International Summit Advances Human Rights

International Human Rigths summit
Youth Movement Delegates from 41 nations participated in the International Human Rights Summit at the United Nations.

“Our humanity is in peril,” Rahaf, a youth delegate from Saudi Arabia, said at the 13th annual International Human Rights Summit held at the United Nations in New York City in August 2016. “We are being separated, labeled by our religion, race, gender and nationality. Our unity relies on our humanity,” he continued. “It is our duty to teach and carry out the Universal Declaration of Human Rights and practice it.”

Rahaf was one of 72 young men and women from 41 countries who were selected as delegates to the summit, established by Youth for Human Rights International (YHRI), the youth component of United for Human Rights, a global nonprofit organization.

Founded in Los Angeles in 2001, YHRI now has more than 100 chapters and distributes its award-winning educational materials to 195 countries in 21 languages. Youth members lead chapters and organize human rights initiatives in nations worldwide.

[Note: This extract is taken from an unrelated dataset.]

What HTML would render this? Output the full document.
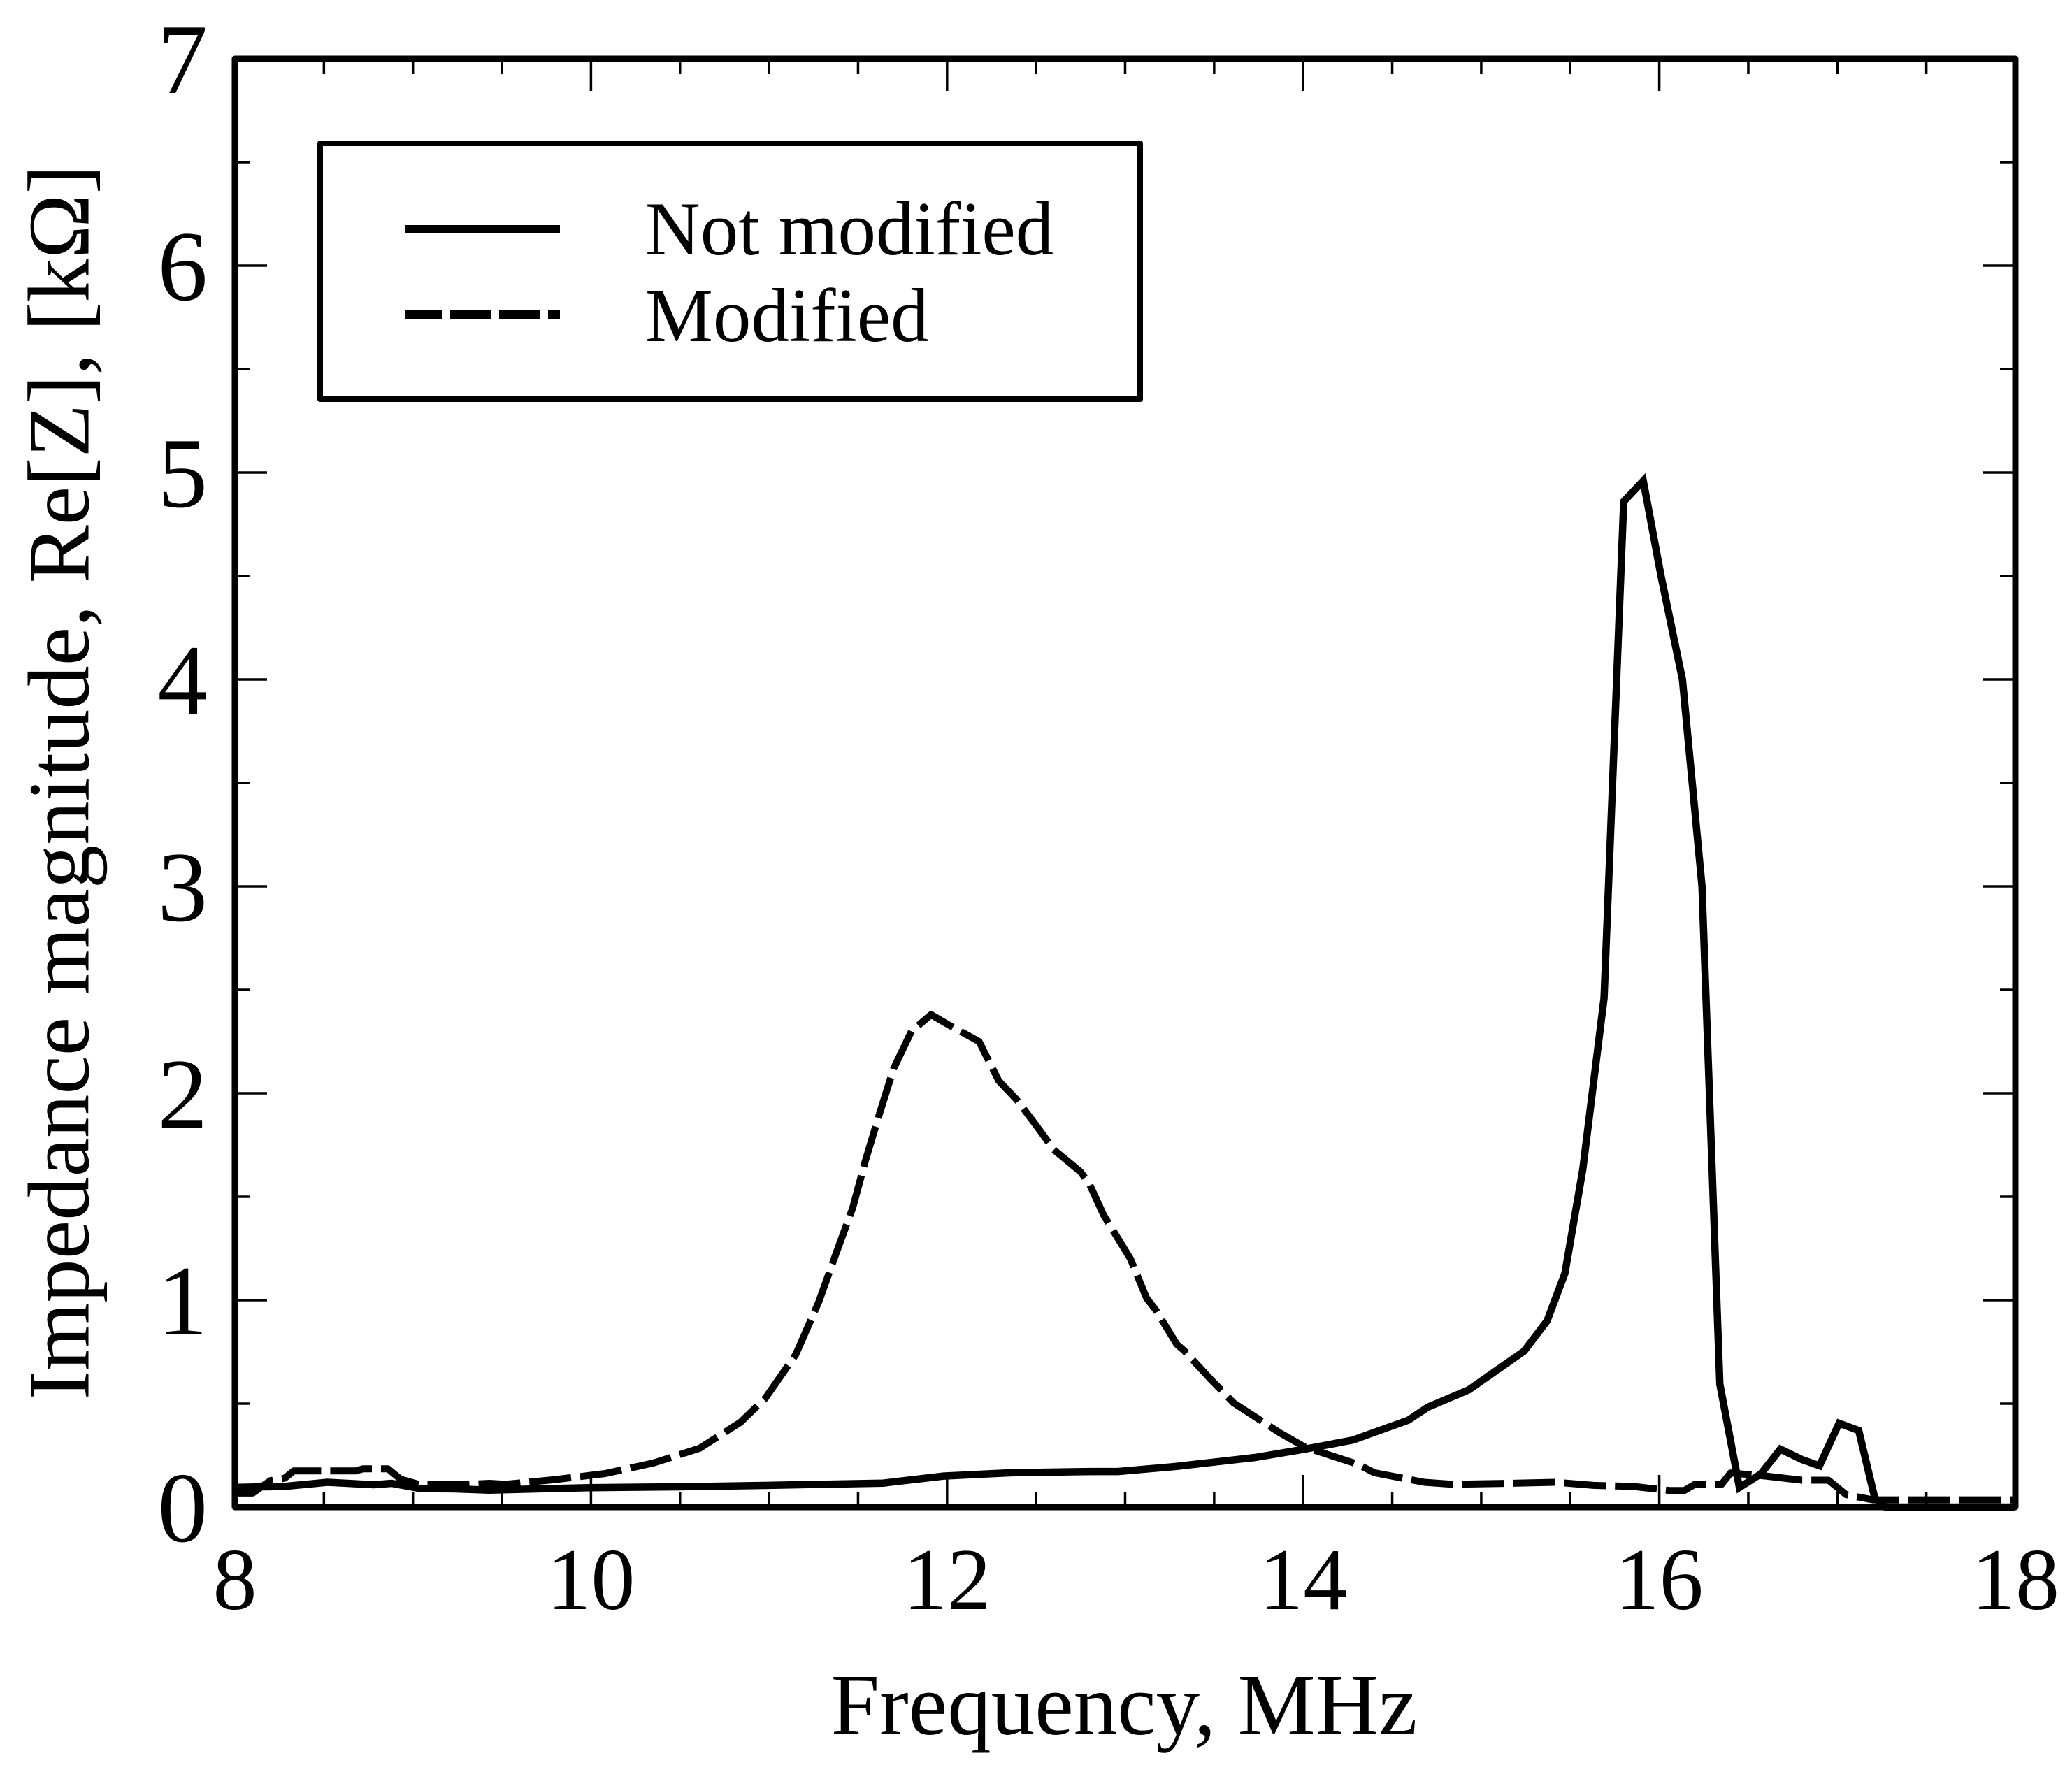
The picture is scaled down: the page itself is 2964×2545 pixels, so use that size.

Of course, no country is immune to human rights violations. In fact, filmmaker Ronald Lang spoke to the delegates and more than 400 guests about his new film that exposes the horrors of human trafficking, which “happens all over the world, even in my own backyard here in New York, and we need to put an end to it,” Lang said.

Striving to do just that and also to eradicate other human rights violations, the delegates presented their work to their peers and to dozens of diplomats from Permanent Missions to the UN—representing nations from Australia, Costa Rica and Denmark to Lebanon, Liberia and Poland—and various human rights luminaries.

Countless people around the world may not even know that their rights are being violated.

Vineet Kapoor, police adviser and aide-de-camp to the governor of Madhya Pradesh, India, said the people most in danger are those “in compulsory and bonded labor, in hazardous industries, vulnerable to human trafficking, deprived of school or college education, … living in extreme poverty and deprivation and those who lack family and community support for their well-being.”

Miriam, the Armenian delegate, told the group that strong people must “speak up for those whose voices have been silenced, those who are afraid to speak for fear of persecution. We must learn to accept our differences instead of trying to make sure we all fit the same mold.”

With that purpose, and the Youth for Human Rights educational materials to accomplish it, the delegates returned to their home nations to continue their missions through 2017.